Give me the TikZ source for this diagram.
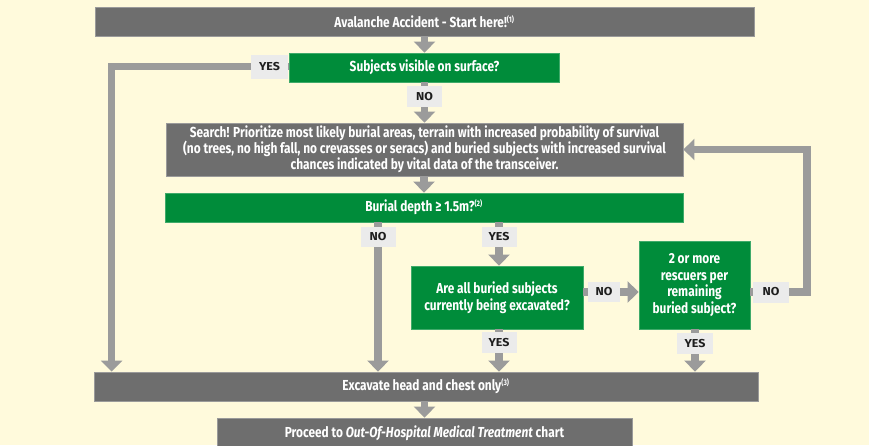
\documentclass[tikz,border=0pt]{standalone}
\usepackage{fontspec}
\setmainfont{Fira Sans}
\newfontfamily\boxfont{Fira Sans}[FakeStretch=0.82]
\newfontfamily\labfont{Fira Sans}[FakeStretch=1.08]
\usetikzlibrary{arrows.meta}
\definecolor{bgc}{HTML}{FFFADC}
\definecolor{boxgray}{HTML}{6E6E6E}
\definecolor{boxgrayedge}{HTML}{9A9A9A}
\definecolor{boxgreen}{HTML}{008C3A}
\definecolor{boxgreenedge}{HTML}{3FAA6A}
\definecolor{conncol}{HTML}{9B9B9B}
\definecolor{labbg}{HTML}{EBEBEB}
\definecolor{labtext}{HTML}{1E1E1E}
\tikzset{
  basebox/.style={line width=0.8pt, inner sep=0pt, text=white, align=center,
    font=\boxfont\bfseries\fontsize{14.5}{15.8}\selectfont},
  graybox/.style={basebox, fill=boxgray, draw=boxgrayedge},
  greenbox/.style={basebox, fill=boxgreen, draw=boxgreenedge},
  tallgreen/.style={greenbox, font=\boxfont\bfseries\fontsize{14.5}{16.8}\selectfont},
  lab/.style={fill=labbg, inner sep=0pt, minimum width=35pt, minimum height=21pt,
    text=labtext, font=\labfont\bfseries\fontsize{11.5}{13}\selectfont},
  conn/.style={draw=conncol, line width=7.5pt},
  arr/.style={-{Triangle[width=21pt,length=11pt]}},
}
\newcommand{\fn}[1]{\textsuperscript{\fontsize{8}{9}\selectfont(#1)}}
\begin{document}
\begin{tikzpicture}[x=1pt,y=-1pt]
\useasboundingbox (0,0) rectangle (869,445);
\clip (0,0) rectangle (869,445);
\fill[bgc] (0,0) rectangle (869,445);

\node[graybox, minimum width=659pt, minimum height=29pt] (top) at (424.5,21.5) {Avalanche Accident - Start here!\fn{1}};
\node[greenbox, minimum width=270pt, minimum height=29pt] (vis) at (424.5,67.5) {Subjects visible on surface?};
\node[lab, minimum width=36.5pt, minimum height=24pt] (yes1) at (269.5,66.5) {YES};
\node[lab] (no1) at (424.5,96.5) {NO};
\node[graybox, minimum width=517pt, minimum height=53pt] (search) at (424.5,149.5)
  {Search! Prioritize most likely burial areas, terrain with increased probability of survival\\
   (no trees, no high fall, no crevasses or seracs) and buried subjects with increased survival\\
   chances indicated by vital data of the transceiver.};
\node[greenbox, minimum width=518pt, minimum height=29pt] (burial) at (424,207.5) {Burial depth ≥ 1.5m?\fn{2}};
\node[lab, minimum height=20pt] (no2) at (378,237) {NO};
\node[lab, minimum height=20pt] (yes2) at (499,237) {YES};
\node[tallgreen, minimum width=172pt, minimum height=63pt] (allq) at (497,297.5)
  {Are all buried subjects\\currently being excavated?};
\node[lab, minimum width=32pt, minimum height=20pt] (no3) at (604,292) {NO};
\node[tallgreen, minimum width=111pt, minimum height=88pt] (rescq) at (694.5,285)
  {2 or more\\rescuers per\\remaining\\buried subject?};
\node[lab, minimum width=36pt] (no4) at (771,292) {NO};
\node[lab] (yes3) at (499,342.5) {YES};
\node[lab, minimum width=36pt] (yes4) at (695,343.5) {YES};
\node[graybox, minimum width=664pt, minimum height=29pt] (excav) at (426,386.5) {Excavate head and chest only\fn{3}};
\node[graybox, minimum width=415pt, minimum height=30pt] (proc) at (424.5,433)
  {Proceed to \textit{Out-Of-Hospital Medical Treatment} chart};
\coordinate (rc) at (807,149.5);

% connectors
\draw[conn,arr] (top.south -| vis) -- (vis.north);
\draw[conn] (vis.west |- yes1) -- (yes1.east);
\draw[conn,arr] (yes1.west) -| ([xshift=18pt]excav.north west);
\draw[conn] (vis.south -| no1) -- (no1.north);
\draw[conn,arr] (no1.south) -- (no1.south |- search.north);
\draw[conn,arr] (search.south -| burial) -- (burial.north);
\draw[conn] (burial.south -| no2) -- (no2.north);
\draw[conn,arr] (no2.south) -- (no2.south |- excav.north);
\draw[conn] (burial.south -| yes2) -- (yes2.north);
\draw[conn,arr] (yes2.south) -- (yes2.south |- allq.north);
\draw[conn] (allq.east |- no3) -- (no3.west);
\draw[conn,arr] (no3.east) -- (no3.east -| rescq.west);
\draw[conn] (rescq.east |- no4) -- (no4.west);
\draw[conn,arr] (no4.east) -| (rc) -- (search.east);
\draw[conn] (allq.south -| yes3) -- (yes3.north);
\draw[conn,arr] (yes3.south) -- (yes3.south |- excav.north);
\draw[conn] (rescq.south -| yes4) -- (yes4.north);
\draw[conn,arr] (yes4.south) -- (yes4.south |- excav.north);
\draw[conn,arr] (excav.south -| proc) -- (proc.north);
\end{tikzpicture}
\end{document}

■ ■ ■

> Task goal
Set the data above down again exactly as given, with no pictures.

> Answer in full
Give me the TikZ source for this diagram.
\documentclass[tikz,border=0pt]{standalone}
\usepackage{fontspec}
\setmainfont{Fira Sans}
\newfontfamily\boxfont{Fira Sans}[FakeStretch=0.82]
\newfontfamily\labfont{Fira Sans}[FakeStretch=1.08]
\usetikzlibrary{arrows.meta}
\definecolor{bgc}{HTML}{FFFADC}
\definecolor{boxgray}{HTML}{6E6E6E}
\definecolor{boxgrayedge}{HTML}{9A9A9A}
\definecolor{boxgreen}{HTML}{008C3A}
\definecolor{boxgreenedge}{HTML}{3FAA6A}
\definecolor{conncol}{HTML}{9B9B9B}
\definecolor{labbg}{HTML}{EBEBEB}
\definecolor{labtext}{HTML}{1E1E1E}
\tikzset{
  basebox/.style={line width=0.8pt, inner sep=0pt, text=white, align=center,
    font=\boxfont\bfseries\fontsize{14.5}{15.8}\selectfont},
  graybox/.style={basebox, fill=boxgray, draw=boxgrayedge},
  greenbox/.style={basebox, fill=boxgreen, draw=boxgreenedge},
  tallgreen/.style={greenbox, font=\boxfont\bfseries\fontsize{14.5}{16.8}\selectfont},
  lab/.style={fill=labbg, inner sep=0pt, minimum width=35pt, minimum height=21pt,
    text=labtext, font=\labfont\bfseries\fontsize{11.5}{13}\selectfont},
  conn/.style={draw=conncol, line width=7.5pt},
  arr/.style={-{Triangle[width=21pt,length=11pt]}},
}
\newcommand{\fn}[1]{\textsuperscript{\fontsize{8}{9}\selectfont(#1)}}
\begin{document}
\begin{tikzpicture}[x=1pt,y=-1pt]
\useasboundingbox (0,0) rectangle (869,445);
\clip (0,0) rectangle (869,445);
\fill[bgc] (0,0) rectangle (869,445);

\node[graybox, minimum width=659pt, minimum height=29pt] (top) at (424.5,21.5) {Avalanche Accident - Start here!\fn{1}};
\node[greenbox, minimum width=270pt, minimum height=29pt] (vis) at (424.5,67.5) {Subjects visible on surface?};
\node[lab, minimum width=36.5pt, minimum height=24pt] (yes1) at (269.5,66.5) {YES};
\node[lab] (no1) at (424.5,96.5) {NO};
\node[graybox, minimum width=517pt, minimum height=53pt] (search) at (424.5,149.5)
  {Search! Prioritize most likely burial areas, terrain with increased probability of survival\\
   (no trees, no high fall, no crevasses or seracs) and buried subjects with increased survival\\
   chances indicated by vital data of the transceiver.};
\node[greenbox, minimum width=518pt, minimum height=29pt] (burial) at (424,207.5) {Burial depth ≥ 1.5m?\fn{2}};
\node[lab, minimum height=20pt] (no2) at (378,237) {NO};
\node[lab, minimum height=20pt] (yes2) at (499,237) {YES};
\node[tallgreen, minimum width=172pt, minimum height=63pt] (allq) at (497,297.5)
  {Are all buried subjects\\currently being excavated?};
\node[lab, minimum width=32pt, minimum height=20pt] (no3) at (604,292) {NO};
\node[tallgreen, minimum width=111pt, minimum height=88pt] (rescq) at (694.5,285)
  {2 or more\\rescuers per\\remaining\\buried subject?};
\node[lab, minimum width=36pt] (no4) at (771,292) {NO};
\node[lab] (yes3) at (499,342.5) {YES};
\node[lab, minimum width=36pt] (yes4) at (695,343.5) {YES};
\node[graybox, minimum width=664pt, minimum height=29pt] (excav) at (426,386.5) {Excavate head and chest only\fn{3}};
\node[graybox, minimum width=415pt, minimum height=30pt] (proc) at (424.5,433)
  {Proceed to \textit{Out-Of-Hospital Medical Treatment} chart};
\coordinate (rc) at (807,149.5);

% connectors
\draw[conn,arr] (top.south -| vis) -- (vis.north);
\draw[conn] (vis.west |- yes1) -- (yes1.east);
\draw[conn,arr] (yes1.west) -| ([xshift=18pt]excav.north west);
\draw[conn] (vis.south -| no1) -- (no1.north);
\draw[conn,arr] (no1.south) -- (no1.south |- search.north);
\draw[conn,arr] (search.south -| burial) -- (burial.north);
\draw[conn] (burial.south -| no2) -- (no2.north);
\draw[conn,arr] (no2.south) -- (no2.south |- excav.north);
\draw[conn] (burial.south -| yes2) -- (yes2.north);
\draw[conn,arr] (yes2.south) -- (yes2.south |- allq.north);
\draw[conn] (allq.east |- no3) -- (no3.west);
\draw[conn,arr] (no3.east) -- (no3.east -| rescq.west);
\draw[conn] (rescq.east |- no4) -- (no4.west);
\draw[conn,arr] (no4.east) -| (rc) -- (search.east);
\draw[conn] (allq.south -| yes3) -- (yes3.north);
\draw[conn,arr] (yes3.south) -- (yes3.south |- excav.north);
\draw[conn] (rescq.south -| yes4) -- (yes4.north);
\draw[conn,arr] (yes4.south) -- (yes4.south |- excav.north);
\draw[conn,arr] (excav.south -| proc) -- (proc.north);
\end{tikzpicture}
\end{document}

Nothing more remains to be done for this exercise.